Of course, you may get a 404 Not Found if they haven't accumulated stats for the site. And you can't go 3 levels deep (for example, there isn't any "myblog-blogspot-com.html"). Serverinsiders goes only 2 levels deep, including the top level domain name.
P.S.: google-com.html says that Google's the number 1 site on the Internet. Not a surprise, but it seems somehow odd to know something like that. It reminded me of your "How would they know?" response.
It appears to be based on traffic analysis and hits.
Yahoo's number 4. Microsoft's number 20. bing's number 22. Apple's number 54. CNN's number 61. c|net's number 66. whitehouse.gov's number 3363. The more I try to think of sites that might be number 2, the further off I get.
Good bookmarklet - Fandango is 849 :) Holy cow, AOL is 42... really? really? AOL? maybe in 1995 ;)
@WebManWalking Facebook.com is number two.
@JF: Makes sense. Thanks!
@Ben: You're forgetting about the newbie, non-tech crowd. AOL still works for them.
What surprises the heck out of me is that I overheard the familiar "You've Got Mail!" sound at work today.
Hey I just noticed the Similar Traffic Domains on the left side! #4, groups.yahoo.com, proves that they DO go 3 deep, just not for everyone. (Even maps.google.com didn't rate having their own page. Oh well.)

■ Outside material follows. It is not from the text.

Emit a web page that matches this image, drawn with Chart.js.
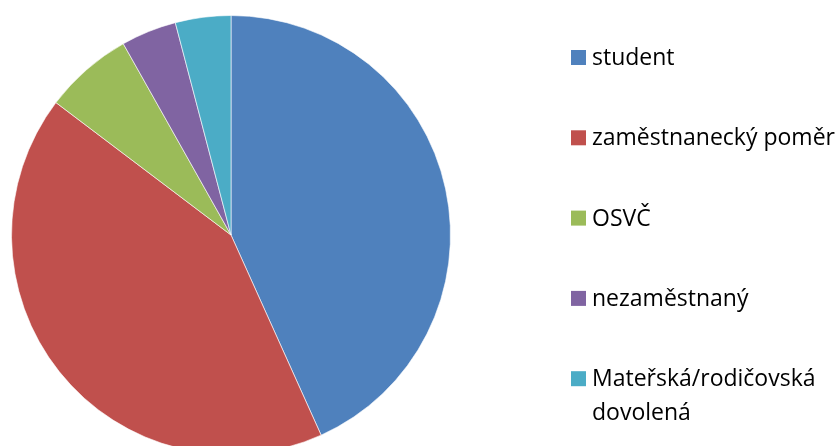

So @JT and @Ben, here's another bookmarklet:
"Server Stats 3 Deep":
Pretty trivial modification, but tested.
Ah Facebook - that makes sense. I can't believe I didn't think of that.
Still blows my mind. I do know people who still use their AOL email. Makes me think of the Oatmeal:
... that guy is just brilliant :D
You have a very inspiring way of exploring and sharing your thoughts. It is very uncommon nowadays, lots of sites and blogs having copy pasted or rewritten info. But here, no doubt, info is original and very well structured. Keep it up. !!